With the prostitutes came pimps and madams who exploited them and lived at their expense. To prevent this, 1911 saw the approval of a law that banned the establishment of brothels and third parties from making money from the prostitution.
Contrary to what is believed, it was not until October in the year 2000 that prostitution was fully legalised, with full pubic support. Previously, in the nineteen-sixties, -seventies and –eighties, it was accepted by the forces of order and government, although the prohibition on the establishment of brothels, which very much hindered regulation and control, remained.
Prostitutes are currently registered, just like any other worker, pay taxes and are attended by the Social Security system. Yet, like everywhere else it still cannot be described as being totally socially accepted.

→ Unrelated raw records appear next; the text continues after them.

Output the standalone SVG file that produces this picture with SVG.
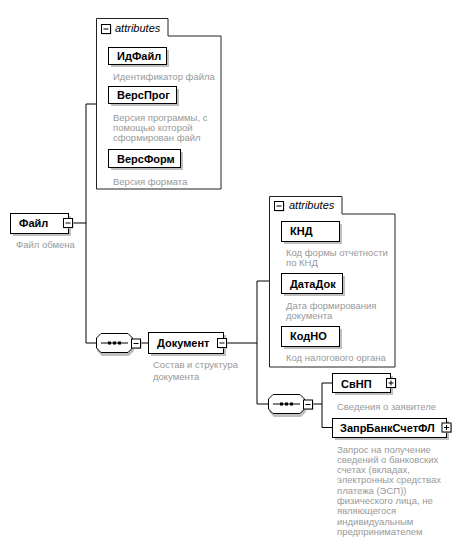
<svg xmlns="http://www.w3.org/2000/svg" width="461" height="553" viewBox="0 0 461 553">
<defs>
<style>
.bg{fill:#fff}
.box{fill:#fff;stroke:#000;stroke-width:1}
.sh{fill:#bfbfbf}
.cont{fill:#fff;stroke:#222;stroke-width:1}
.ln{fill:none;stroke:#000;stroke-width:1}
.lbl{font-family:"Liberation Sans",Arial,sans-serif;font-size:11px;font-weight:bold;fill:#000}
.att{font-family:"Liberation Sans",Arial,sans-serif;font-size:11px;font-style:italic;fill:#000}
.desc{font-family:"Liberation Sans",Arial,sans-serif;font-size:9.5px;fill:#999}
</style>
<g id="minus">
<rect x="1.5" y="1.5" width="9" height="9" class="sh"/>
<rect x="0.5" y="0.5" width="9" height="9" class="box"/>
<line x1="2.5" y1="5" x2="7.5" y2="5" class="ln"/>
</g>
<g id="plus">
<rect x="1.5" y="1.5" width="9" height="9" class="sh"/>
<rect x="0.5" y="0.5" width="9" height="9" class="box"/>
<line x1="2.5" y1="5" x2="7.5" y2="5" class="ln"/>
<line x1="5" y1="2.5" x2="5" y2="7.5" class="ln"/>
</g>
<g id="seq">
<path d="M6,3 H33 L38,8 V18 L33,23 H6 L1,18 V8 Z" class="sh"/>
<path d="M5,0.5 H32 L36.5,5 V15 L32,19.5 H5 L0.5,15 V5 Z" class="box"/>
<line x1="5" y1="10" x2="32" y2="10" class="ln"/>
<rect x="12" y="8.5" width="3" height="3" fill="#000"/>
<rect x="17" y="8.5" width="3" height="3" fill="#000"/>
<rect x="22" y="8.5" width="3" height="3" fill="#000"/>
</g>
</defs>
<rect width="461" height="553" class="bg"/>

<g id="connectors">
<line x1="73" y1="223" x2="86" y2="223" class="ln"/>
<line x1="86" y1="104" x2="86" y2="343" class="ln"/>
<line x1="86" y1="104" x2="97" y2="104" class="ln"/>
<line x1="86" y1="343" x2="96" y2="343" class="ln"/>
<line x1="140" y1="343" x2="148" y2="343" class="ln"/>
<line x1="227" y1="343" x2="257" y2="343" class="ln"/>
<line x1="257" y1="281" x2="257" y2="404" class="ln"/>
<line x1="257" y1="281" x2="269" y2="281" class="ln"/>
<line x1="257" y1="404" x2="268" y2="404" class="ln"/>
<line x1="313" y1="404" x2="322" y2="404" class="ln"/>
<line x1="322" y1="383" x2="322" y2="427.5" class="ln"/>
<line x1="322" y1="383" x2="333" y2="383" class="ln"/>
<line x1="322" y1="427.5" x2="333" y2="427.5" class="ln"/>
</g>

<g id="node-fajl">
<rect x="13" y="216" width="58" height="20" class="sh"/>
<rect x="10.5" y="213.5" width="58" height="20" class="box"/>
<text x="19" y="227" class="lbl">Файл</text>
<use href="#minus" x="63" y="218"/>
<text x="16" y="248" class="desc">Файл обмена</text>
</g>

<g id="attrs-1">
<path d="M96.5,36 V18.5 H168 V36 H221 V189 H96.5 Z" class="cont"/>
<use href="#minus" x="101" y="24"/>
<text x="115" y="32" class="att">attributes</text>
</g>

<g id="node-idfajl">
<rect x="111" y="50" width="58" height="17" class="sh"/>
<rect x="108.5" y="47.5" width="58" height="17" class="box"/>
<text x="117" y="60" class="lbl">ИдФайл</text>
<text x="113" y="80" class="desc">Идентификатор файла</text>
</g>

<g id="node-versprog">
<rect x="111" y="89" width="68" height="17" class="sh"/>
<rect x="108.5" y="86.5" width="68" height="17" class="box"/>
<text x="117" y="99" class="lbl">ВерсПрог</text>
<text x="113" y="121" class="desc">Версия программы, с</text>
<text x="113" y="131" class="desc">помощью которой</text>
<text x="113" y="141" class="desc">сформирован файл</text>
</g>

<g id="node-versform">
<rect x="111" y="152" width="72" height="18" class="sh"/>
<rect x="108.5" y="149.5" width="72" height="18" class="box"/>
<text x="117" y="162.5" class="lbl">ВерсФорм</text>
<text x="113" y="184.5" class="desc">Версия формата</text>
</g>

<g id="seq-1">
<use href="#seq" x="96" y="333"/>
<use href="#minus" x="131" y="338.5"/>
</g>

<g id="node-dokument">
<rect x="151" y="335" width="75" height="21" class="sh"/>
<rect x="148.5" y="332.5" width="75" height="21" class="box"/>
<text x="157" y="347" class="lbl">Документ</text>
<use href="#minus" x="217" y="338"/>
<text x="153" y="368" class="desc">Состав и структура</text>
<text x="153" y="380" class="desc">документа</text>
</g>

<g id="attrs-2">
<path d="M269.5,214 V196.5 H342 V214 H395 V367 H269.5 Z" class="cont"/>
<use href="#minus" x="274" y="201"/>
<text x="289" y="209" class="att">attributes</text>
</g>

<g id="node-knd">
<rect x="284" y="224" width="58" height="20" class="sh"/>
<rect x="281.5" y="221.5" width="58" height="20" class="box"/>
<text x="290" y="235" class="lbl">КНД</text>
<text x="286" y="256" class="desc">Код формы отчетности</text>
<text x="286" y="266" class="desc">по КНД</text>
</g>

<g id="node-datadok">
<rect x="284" y="276" width="61" height="20" class="sh"/>
<rect x="281.5" y="273.5" width="61" height="20" class="box"/>
<text x="290" y="287.5" class="lbl">ДатаДок</text>
<text x="286" y="309" class="desc">Дата формирования</text>
<text x="286" y="319" class="desc">документа</text>
</g>

<g id="node-kodno">
<rect x="284" y="329" width="58" height="20" class="sh"/>
<rect x="281.5" y="326.5" width="58" height="20" class="box"/>
<text x="290" y="340" class="lbl">КодНО</text>
<text x="286" y="361" class="desc">Код налогового органа</text>
</g>

<g id="seq-2">
<use href="#seq" x="268" y="394"/>
<use href="#minus" x="303" y="399.5"/>
</g>

<g id="node-svnp">
<rect x="335" y="376" width="58" height="19" class="sh"/>
<rect x="332.5" y="373.5" width="58" height="19" class="box"/>
<text x="341" y="387.5" class="lbl">СвНП</text>
<use href="#plus" x="386" y="378"/>
<text x="337" y="410" class="desc">Сведения о заявителе</text>
</g>

<g id="node-zaprbank">
<rect x="335" y="421" width="114" height="19" class="sh"/>
<rect x="332.5" y="418.5" width="114" height="19" class="box"/>
<text x="340" y="432" class="lbl">ЗапрБанкСчетФЛ</text>
<use href="#plus" x="441.5" y="422.5"/>
<text class="desc">
<tspan x="337" y="452.5">Запрос на получение</tspan>
<tspan x="337" y="462.8">сведений о банковских</tspan>
<tspan x="337" y="473.1">счетах (вкладах,</tspan>
<tspan x="337" y="483.4">электронных средствах</tspan>
<tspan x="337" y="493.7">платежа (ЭСП))</tspan>
<tspan x="337" y="504">физического лица, не</tspan>
<tspan x="337" y="514.3">являющегося</tspan>
<tspan x="337" y="524.6">индивидуальным</tspan>
<tspan x="337" y="534.9">предпринимателем</tspan>
</text>
</g>
</svg>
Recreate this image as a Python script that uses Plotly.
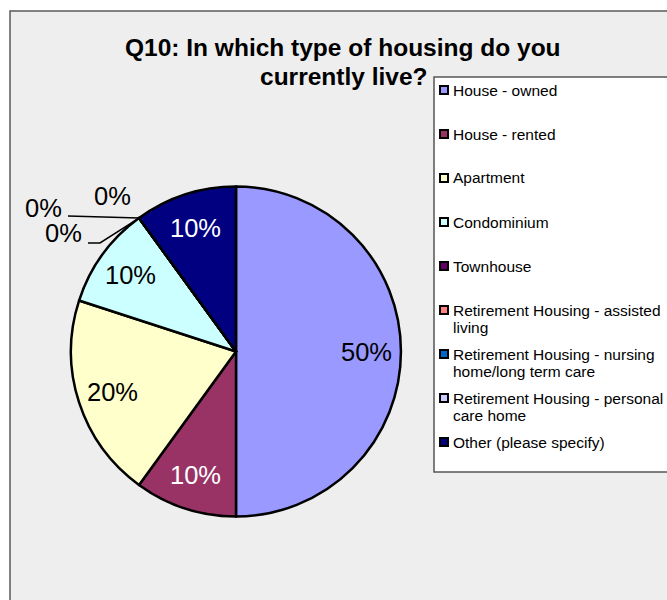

Why this area is called the red light district still needs to be explained, although if you visit at night when the atmosphere really builds up then you will quickly realise the reason. In the area around the church, in the squares and narrow streets, many windows are bathed in red neon light. This suggestive code indicates that a prostitute’s services are offered on the site.
If you stand at the end of a street and look, a trail of red lights appears, window after window, and vanishes into the distance. You will therefore understand why there is so much fascination for this district. There certainly should be.
However, do not even think about getting a camera out if you do not want trouble. It is a shame not to have a photo but you will have to save the impression in your memory.